Welcome to Grandbaby Blues

A place to share your blues, missing your grandbabies. Tell me how you keep that close bond of a grandparent. Share how you've kept in touch from a distance.

Sunday, October 25, 2015

October is Infant and Pregnancy Awareness Month. My beautiful daughter organized a community walk in remembrance of angel babies. She did a wonderful job, with a nice turnout of friends and family far and near thankful for the support and encouragement. She thoughtfully organized the event with small, but meaningful details.

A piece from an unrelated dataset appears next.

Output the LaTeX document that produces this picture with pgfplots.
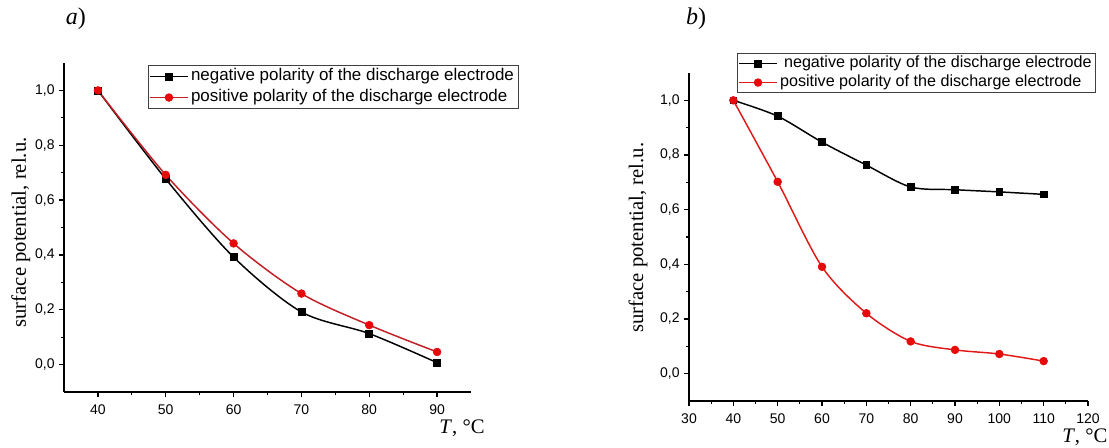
\documentclass[border=0pt]{standalone}
\usepackage{fontspec}
\setmainfont{Liberation Sans}
\newfontfamily\timesfont{Liberation Serif}
\usepackage{pgfplots}
\pgfplotsset{compat=1.18}
\definecolor{mred}{RGB}{230,10,10}
\definecolor{lred}{RGB}{195,30,35}
\definecolor{rred}{RGB}{225,25,25}

\pgfplotsset{
  panel/.style={
    scale only axis,
    axis lines=left,
    axis line style={-, line width=1.1pt},
    tick align=outside,
    major tick length=3.5pt,
    minor tick length=2pt,
    tick style={black, line width=0.9pt},
    ymin=-0.1, ymax=1.1,
    ytick={0,0.2,0.4,0.6,0.8,1},
    minor y tick num=1,
    minor x tick num=1,
    ticklabel style={font=\fontsize{10.5}{12}\selectfont},
    /pgf/number format/assume math mode=true,
    yticklabel style={/pgf/number format/.cd, fixed, fixed zerofill, precision=1, use comma},
    xticklabel style={yshift=-2.5pt, /pgf/number format/.cd, fixed, precision=0},
    xlabel={{\timesfont\itshape T\/}{\timesfont, °C}},
    ylabel={\timesfont surface potential, rel.u.},
    label style={font=\fontsize{15.5}{18}\selectfont},
    title style={font=\fontsize{18}{20}\selectfont, anchor=center},
    legend cell align=left,
    legend image code/.code={\draw[mark repeat=2,mark phase=2,##1] plot coordinates {(0pt,0pt) (14pt,0pt) (28pt,0pt)};},
    clip=false,
  },
  negp/.style={black, line width=1.1pt, smooth, tension=0.5, mark=square*, mark size=2.6pt, mark options={solid, fill=black, line width=0.5pt}},
  posp/.style={line width=1.1pt, smooth, tension=0.5, mark=*, mark size=2.9pt, mark options={solid, fill=mred, draw=mred, line width=0.5pt}},
}

\begin{document}
\begin{tikzpicture}
\useasboundingbox (0,0) rectangle (831.75pt,335.25pt);

% ---------- panel a ----------
\begin{axis}[panel,
  at={(48pt,41.25pt)}, anchor=south west,
  width=305.25pt, height=246.75pt,
  xmin=35, xmax=95,
  xtick={40,50,60,70,80,90},
  xlabel style={at={(axis description cs:0.978,-0.109)}, anchor=center},
  ylabel style={at={(axis description cs:-0.106,0.485)}, anchor=center},
  title={{\timesfont\itshape a\/}{\timesfont )}},
  title style={at={(axis description cs:0.029,1.109)}},
  legend style={at={(axis description cs:0.206,0.994)}, anchor=north west,
    font=\fontsize{12.7}{14}\selectfont, draw=black!75, line width=0.6pt,
    inner xsep=1pt, inner ysep=0.5pt,
    nodes={inner xsep=2pt, inner ysep=1.5pt, text height=9.5pt, text depth=3.25pt}},
]
\addplot[negp] coordinates {(40,1.0) (50,0.677) (60,0.392) (70,0.192) (80,0.113) (90,0.007)};
\addlegendentry{negative polarity of the discharge electrode}
\addplot[posp, lred] coordinates {(40,1.0) (50,0.692) (60,0.442) (70,0.259) (80,0.144) (90,0.046)};
\addlegendentry{positive polarity of the discharge electrode}
\end{axis}

% ---------- panel b ----------
\begin{axis}[panel,
  at={(516.75pt,34.5pt)}, anchor=south west,
  width=299.25pt, height=246pt,
  xmin=30, xmax=120,
  xtick={30,40,50,60,70,80,90,100,110,120},
  xlabel style={at={(axis description cs:0.992,-0.110)}, anchor=center},
  ylabel style={at={(axis description cs:-0.128,0.498)}, anchor=center},
  title={{\timesfont\itshape b\/}{\timesfont )}},
  title style={at={(axis description cs:0.018,1.140)}},
  legend style={at={(axis description cs:0.120,1.061)}, anchor=north west,
    font=\fontsize{12.1}{14}\selectfont, draw=black!75, line width=0.6pt,
    inner xsep=1pt, inner ysep=0.5pt,
    nodes={inner xsep=2pt, inner ysep=1.25pt, text height=9pt, text depth=2.75pt}},
]
\addplot[negp] coordinates {(40,1.0) (50,0.942) (60,0.847) (70,0.763) (80,0.683) (90,0.673) (100,0.665) (110,0.656)};
\addlegendentry{\hspace{3pt}negative polarity of the discharge electrode}
\addplot[posp, rred] coordinates {(40,1.0) (50,0.702) (60,0.391) (70,0.221) (80,0.118) (90,0.087) (100,0.072) (110,0.046)};
\addlegendentry{positive polarity of the discharge electrode}
\end{axis}
\end{tikzpicture}
\end{document}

I tried to support from afar...I fear I fell short of the mark with my meager efforts. I've read widely and am familiar with symbolic actions to release guilt, anger, grief or any crippling emotion, and I've always felt awkward enacting any such ritual. My release has always been in word more than actions. So, here is my attempt to capture the day; our balloon release for Baby Kenneth Michael Maurer.

Release

Pink and blue globes
Released with full hearts
Ascending slowly at first
Into the pure blue sky
Ribbon tail fluttering behind
Lifting our grief
As they float ever higher
They begin to race
And bump together joyously
Like children playing
A lightness envelopes
A peace alights
Upon us

Sunday, February 15, 2015

Doorbell

My last visit to New York was a reluctant one. I wasn't sure whether I could make a difference, whether I was needed. I knew I must go, to just be there for my daughter. My own old feelings of not belonging, being on the outside, raised an ugly head. But this wasn't about me, so I pushed the feelings aside although I fought them the whole while there. I went to stand behind my daughter, just a presence for her to fall back on if needed. I quietly moved on the edge of grief, helping where I could, when and if needed. The doorbell rang constantly; friends with food in their hands and tears in their eyes. 
Now, the youngest grandchild rings the doorbell. He goes into the garage for whatever reason and becomes locked out; unable to open the door back into the house. Clad only in boots, no coat he scurries out and around the house to ring the doorbell. A different, happier surprise at the door. Both a blessing in the starkness of life.